It’s already started! Like Christmas (which morally shouldn’t be even be thought about before Thanksgiving), requests for next year’s trends should be on hold until at least December. Still, a request came in for my thoughts. Rather than send them off and await their emergence; I toss them out here, with a caveat: “It’s tough to make predictions, particularly about the future.”
1. What, on your opinion, are the main Digital Learning (DL) trends for 2019?
I think the main trend will be an increasing exploration of alternatives to ‘courses’. This will include performance support, and social networks. Similarly, models for formal learning will shift from the ‘event’ model to a more sustained and distributed framework that segues from spaced learning through coaching.
I sincerely hope that we’ll be paying more attention to aligning learning with cognition, and pursue ‘shiny objects‘ only after we establish a solid foundation. Instead of looking for the magic bullet, we’ll recognize that our brain architecture means we need a drip-irrigation model, not a flood.
This may be wishful thinking, but I believe we’re beginning to see some positive signs. We’re seeing more interest in learning science, growing awareness of myths, and more.
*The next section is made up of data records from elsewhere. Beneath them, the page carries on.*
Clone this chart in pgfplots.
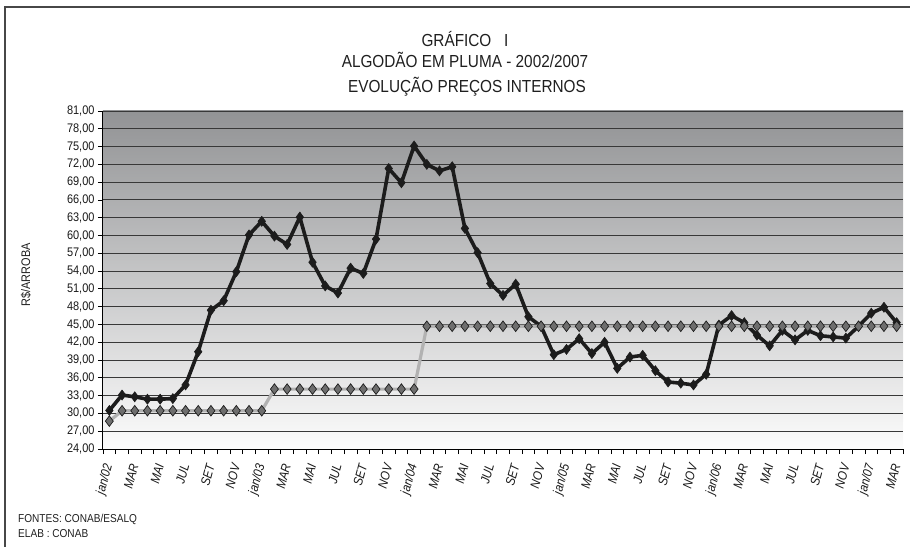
\documentclass[border=0pt]{standalone}
\usepackage{pgfplots}
\pgfplotsset{compat=1.18}
\usepackage{fontspec}
\setmainfont{Liberation Sans}[FakeStretch=0.88]
\definecolor{bgtop}{RGB}{146,147,149}
\definecolor{bgbot}{RGB}{252,252,252}
\definecolor{linedark}{RGB}{28,28,28}
\definecolor{mingray}{RGB}{178,178,178}
\definecolor{mkgray}{RGB}{110,110,110}
\begin{document}
\begin{tikzpicture}
\useasboundingbox (-103bp,-98bp) rectangle (807bp,449bp);
\draw[color=black!72, line width=1.6bp] (-98bp,-110bp) -- (-98bp,442bp) -- (820bp,442bp);
\begin{axis}[
  at={(0,0)}, anchor=south west,
  width=800bp, height=338bp, scale only axis,
  xmin=-0.5, xmax=62.5, ymin=24, ymax=81,
  axis x line*=bottom, axis y line*=left,
  axis line style={-, black, line width=1bp},
  axis background/.style={top color=bgtop, bottom color=bgbot},
  ytick={24,27,...,81},
  ymajorgrids,
  major grid style={color=black!78, line width=0.9bp},
  xtick={0,2,...,62},
  xticklabels={jan/02,MAR,MAI,JUL,SET,NOV,jan/03,MAR,MAI,JUL,SET,NOV,jan/04,MAR,MAI,JUL,SET,NOV,jan/05,MAR,MAI,JUL,SET,NOV,jan/06,MAR,MAI,JUL,SET,NOV,jan/07,MAR},
  every major x tick/.append style={draw=none},
  minor xtick={-0.5,0.5,...,62.5},
  every minor x tick/.append style={black, line width=0.8bp},
  every major y tick/.append style={black, line width=0.8bp},
  tick align=outside,
  major tick length=5bp, minor tick length=5bp,
  xticklabel style={yshift=-9bp, rotate=75, anchor=east, font=\itshape\fontsize{13}{15}\selectfont, inner sep=1bp, color=black!90},
  yticklabel style={font=\fontsize{12.5}{14}\selectfont, color=black!90},
  /pgf/number format/.cd, fixed, fixed zerofill, precision=2, use comma, assume math mode=true,
]
\addplot[color=linedark, line width=3.6bp, mark=diamond*, mark size=5bp,
  mark options={fill=linedark, draw=linedark, line width=0.6bp}] coordinates {
(0,30.5)(1,33.1)(2,32.8)(3,32.4)(4,32.4)(5,32.5)(6,34.8)(7,40.4)(8,47.4)(9,49.0)
(10,53.9)(11,60.1)(12,62.4)(13,59.9)(14,58.5)(15,63.1)(16,55.5)(17,51.5)(18,50.3)(19,54.5)
(20,53.6)(21,59.4)(22,71.3)(23,68.9)(24,75.1)(25,72.0)(26,70.9)(27,71.6)(28,61.2)(29,57.1)
(30,51.9)(31,49.9)(32,51.8)(33,46.3)(34,44.7)(35,39.9)(36,40.8)(37,42.6)(38,40.1)(39,42.0)
(40,37.6)(41,39.5)(42,39.8)(43,37.2)(44,35.3)(45,35.1)(46,34.8)(47,36.6)(48,44.9)(49,46.5)
(50,45.3)(51,43.2)(52,41.4)(53,44.0)(54,42.4)(55,44.0)(56,43.1)(57,42.9)(58,42.7)(59,44.7)
(60,46.9)(61,47.9)(62,45.3)
};
\addplot[color=mingray, line width=3.2bp, mark=diamond*, mark size=5.3bp,
  mark options={fill=mkgray, draw=linedark, line width=0.7bp}] coordinates {
(0,28.7)(1,30.45)(2,30.45)(3,30.45)(4,30.45)(5,30.45)(6,30.45)(7,30.45)(8,30.45)(9,30.45)
(10,30.45)(11,30.45)(12,30.45)(13,34.1)(14,34.1)(15,34.1)(16,34.1)(17,34.1)(18,34.1)(19,34.1)
(20,34.1)(21,34.1)(22,34.1)(23,34.1)(24,34.1)(25,44.7)(26,44.7)(27,44.7)(28,44.7)(29,44.7)
(30,44.7)(31,44.7)(32,44.7)(33,44.7)(34,44.7)(35,44.7)(36,44.7)(37,44.7)(38,44.7)(39,44.7)
(40,44.7)(41,44.7)(42,44.7)(43,44.7)(44,44.7)(45,44.7)(46,44.7)(47,44.7)(48,44.7)(49,44.7)
(50,44.7)(51,44.7)(52,44.7)(53,44.7)(54,44.7)(55,44.7)(56,44.7)(57,44.7)(58,44.7)(59,44.7)
(60,44.7)(61,44.7)(62,44.7)
};
\end{axis}
\node[anchor=base, font=\fontsize{17.5}{20}\selectfont, color=black!88, inner sep=0] at (362bp,402bp) {GRÁFICO\ \ \ I};
\node[anchor=base, font=\fontsize{17.5}{20}\selectfont, color=black!88, inner sep=0] at (362bp,381bp) {ALGODÃO EM PLUMA - 2002/2007};
\node[anchor=base, font=\fontsize{17.5}{20}\selectfont, color=black!88, inner sep=0] at (364bp,356bp) {EVOLUÇÃO PREÇOS INTERNOS};
\node[rotate=90, font=\fontsize{12.5}{14}\selectfont, color=black!88, inner sep=0] at (-77bp,174bp) {R\$/ARROBA};
\node[anchor=base west, font=\fontsize{11.5}{13}\selectfont, color=black!88, inner sep=0] at (-85bp,-73bp) {FONTES: CONAB/ESALQ};
\node[anchor=base west, font=\fontsize{11.5}{13}\selectfont, color=black!88, inner sep=0] at (-85bp,-88bp) {ELAB : CONAB};
\end{tikzpicture}
\end{document}
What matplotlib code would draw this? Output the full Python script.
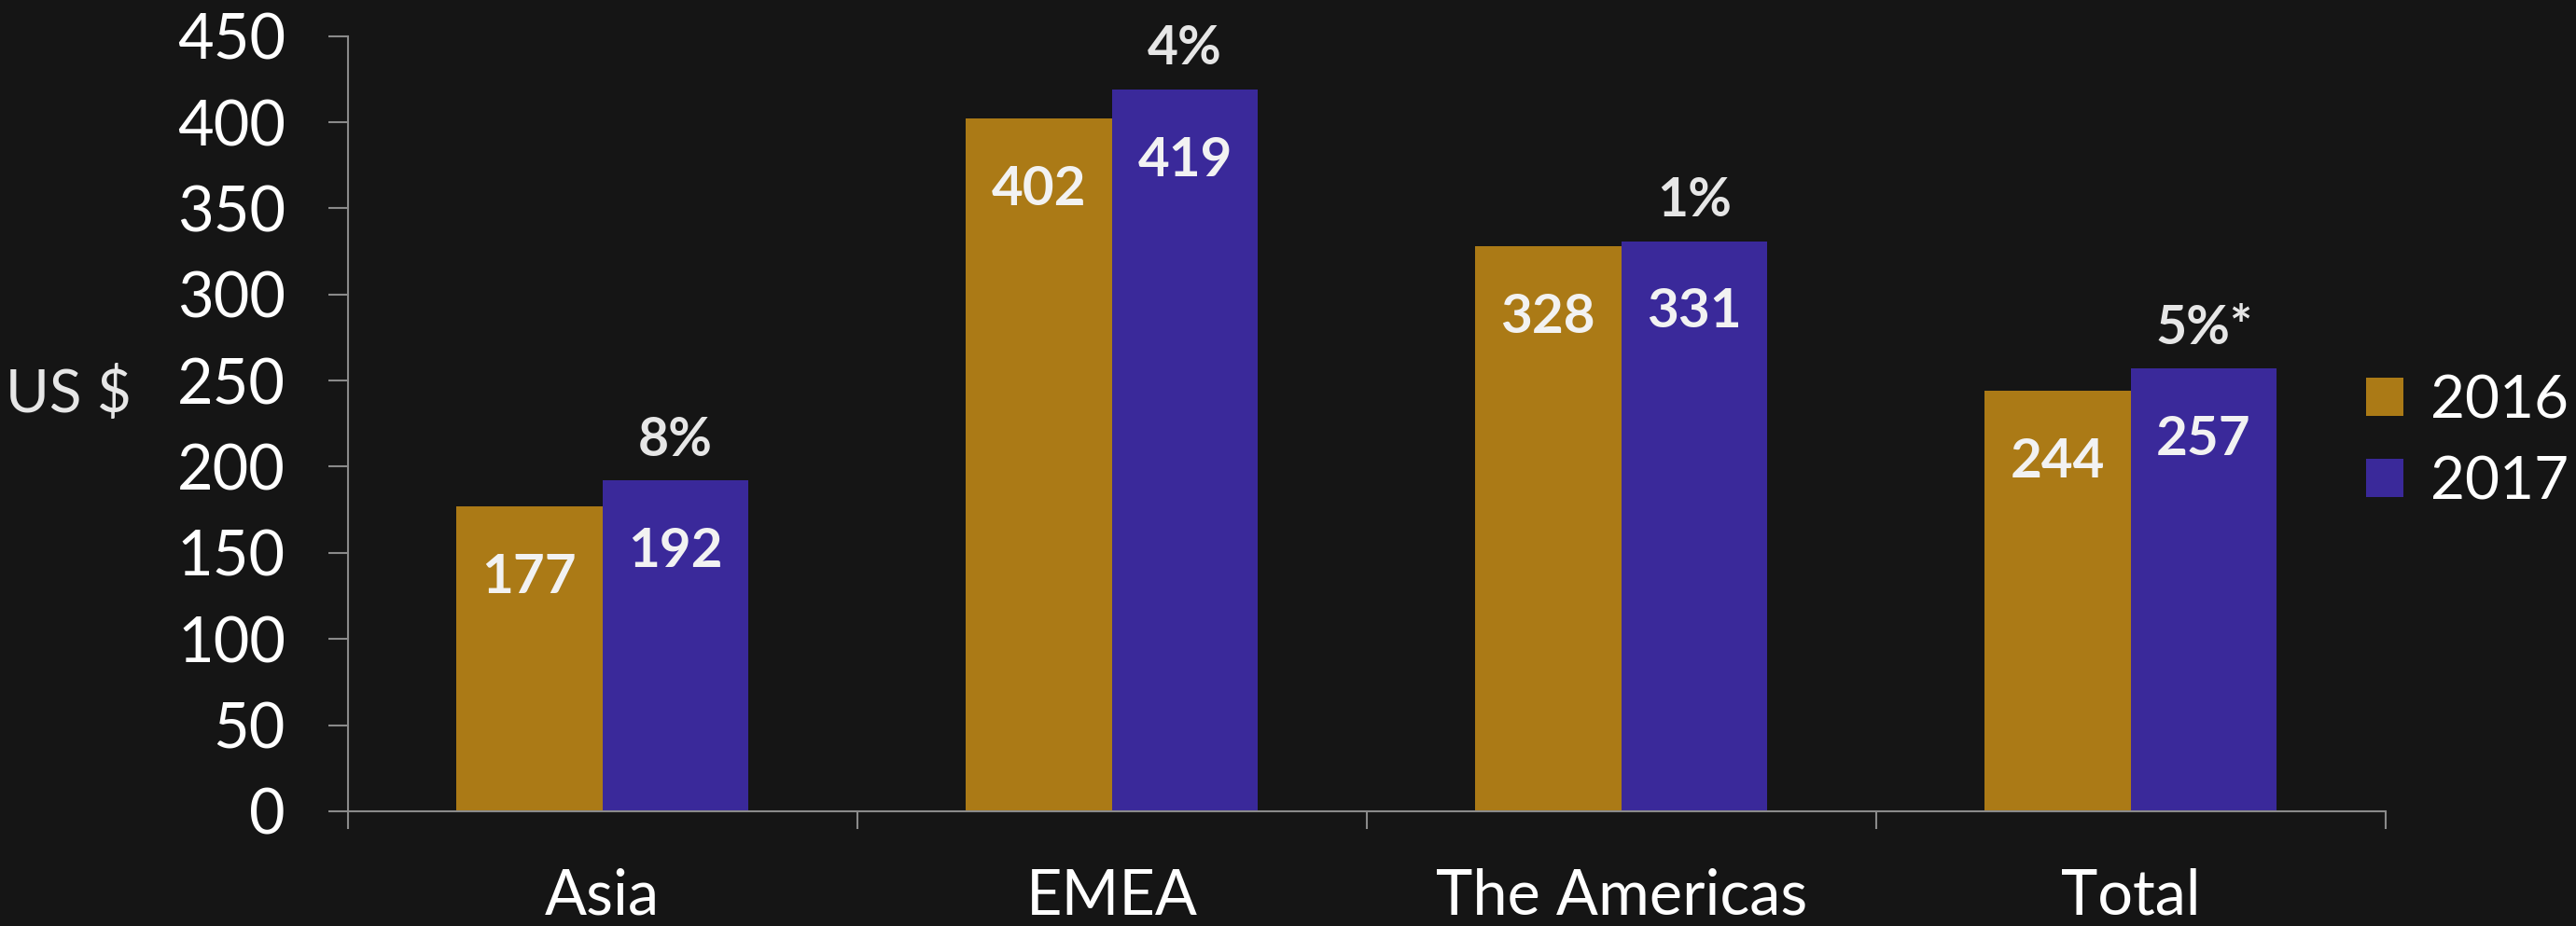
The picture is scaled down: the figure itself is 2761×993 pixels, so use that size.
import matplotlib.pyplot as plt
from matplotlib.patches import Patch
import numpy as np

# Dados do gráfico
categories = ["Asia", "EMEA", "The Americas", "Total"]
series_names = ["2016", "2017"]
values_2016 = [177, 402, 328, 244]
values_2017 = [192, 419, 331, 257]
growth_labels = ["8%", "4%", "1%", "5%*"]
y_ticks = [0, 50, 100, 150, 200, 250, 300, 350, 400, 450]

bg = "#151515"
gold = "#AB7A16"
purple = "#3A299A"
spine_grey = "#8A8A8A"

plt.rcParams["font.family"] = ["Lato", "DejaVu Sans"]

fig = plt.figure(figsize=(27.61, 9.93), dpi=100, facecolor=bg)
ax = fig.add_axes([0.135, 0.124, 0.791, 0.837])
ax.set_facecolor(bg)

x = np.arange(len(categories))
w = 0.287
bars16 = ax.bar(x - w / 2, values_2016, width=w, color=gold)
bars17 = ax.bar(x + w / 2, values_2017, width=w, color=purple)

# Rótulos de valor dentro das barras
for bars in (bars16, bars17):
    for b in bars:
        ax.annotate(f"{b.get_height():.0f}",
                    (b.get_x() + b.get_width() / 2, b.get_height()),
                    xytext=(0, -55), textcoords="offset points",
                    ha="center", va="center", fontsize=42,
                    fontweight="bold", color="#F2F2F2")

# Crescimento acima das barras de 2017
for b, g in zip(bars17, growth_labels):
    ax.annotate(g, (b.get_x() + b.get_width() / 2, b.get_height()),
                xytext=(0, 12), textcoords="offset points",
                ha="center", va="bottom", fontsize=41,
                fontweight="bold", color="#E6E6E6")

ax.set_ylim(0, 450)
ax.set_xlim(-0.5, len(categories) - 0.5)
ax.set_yticks(y_ticks)
ax.set_yticklabels([str(t) for t in y_ticks])
ax.set_xticks(x)
ax.set_xticklabels(categories)
ax.set_xticks(np.arange(len(categories) + 1) - 0.5, minor=True)

ax.tick_params(axis="y", colors=spine_grey, labelcolor="white",
               labelsize=48, length=15, width=1.5, pad=33)
ax.tick_params(axis="x", which="major", length=0, labelcolor="white",
               labelsize=48, pad=44)
ax.tick_params(axis="x", which="minor", colors=spine_grey, length=14,
               width=1.5)

for side in ("top", "right"):
    ax.spines[side].set_visible(False)
for side in ("left", "bottom"):
    ax.spines[side].set_color(spine_grey)
    ax.spines[side].set_linewidth(1.5)

fig.text(0.002, 0.574, "US $", fontsize=46, color="#E6E6E6",
         ha="left", va="center")

handles = [Patch(facecolor=gold, label=series_names[0]),
           Patch(facecolor=purple, label=series_names[1])]
leg = fig.legend(handles=handles, loc="center left",
                 bbox_to_anchor=(0.907, 0.523), frameon=False,
                 fontsize=46, handlelength=0.62, handleheight=0.62,
                 handletextpad=0.45, labelspacing=0.45, borderpad=0)
for t in leg.get_texts():
    t.set_color("white")

plt.savefig("out.png", dpi=100, facecolor=bg)
plt.close()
Hopefully there’s an accompanying shift from being fascinated by technology to being interested in what technology can do for better learning outcomes!
2. What are the main threats and obstacles, then?
The main threats and obstacles are several. For one, our own lack of understanding of the foundations of our industry hampers us. When we don’t really understand learning, we can be swayed by well-designed distractors. That’s the second factor: there are those who are happy selling us the latest fad.
Coupled with this is a lack of business awareness in our own practices. We measure the wrong things, e.g. efficiency – such as cost/seat/hour. And we’re reluctant to talk to the stakeholders in the business. We should be worried about impact: are we reducing costs, increasing profitability or customer satisfaction?
Overall, we’re hampered by a true lack of professionalism. We learn the tools, and crank stuff out, but we’re not concerned enough about whether it’s demonstrably the right stuff.
3. Do you believe in the AI and DL robotization? When does this bright future come?
I believe in increasing use of AI to support functions that shouldn’t involve humans. It’s silly to have people doing rote things we can teach computers to do. That includes responding to knowledge requests, and filtering, and a few other tasks. However, I think we need to recognize that not all the things needed in learning, such as evaluating complex work products, should be done by machines. I think we should look for when we can automate, and when we want people in the loop.
So I’m more interested in IA (not AI): Intelligence Augmentation. That is, what is the right distribution of tasks between machine and people? There are things that computers do well, but they’re remarkably brittle; as of yet they don’t handle edge cases, or make good inferences in the grey areas very well. That’s when you want people. I think our design discipline needs to be smart about when to use each, and how they complement each other.
The future of IA is already underway, as is AI. We’re seeing, and will see more, uses of AI to filter, to answer questions, and to take over rote tasks. These behaviors are not yet ready to be termed ‘bright’, however. Some success stories are emerging, but I suspect we don’t hear much yet about the money being wasted. The time of consistency in effective synergies is still a few years off.
4. Your advice to the market for 2019.
Work smarter! Get smart about learning science, about business, and about what technology can (and can’t) do. I’d like to see: staff pushing more for real impact via metrics, leaders asking for business cases not order taking, vendors pushing solutions not resource savings, and buyers asking for real evidence. I’d like to see smarter purchasing, and the snake oil sales folks’ business withering away. We can do better!
And I realize that my proposed trends are more wishful thinking than predictions. One of my favorite quotes is by Alan Kay: “The best way to predict the future is to invent it” so I keep pushing this agenda. My goal is simple: to make this a field I’m truly proud to be working in. The folks in L&D, I think, are some of the nicest folks; they’re here because they want to help others (you don’t go to L&D to become rich ;). I think there’s a promising future, but it doesn’t start with AI or ML or DL, it starts with getting down to the realities of how we learn, and how we can support it. When we do that, I think our future will be one which will help our organizations and our people thrive. Our future can be bright, and it’s up to us to make it so.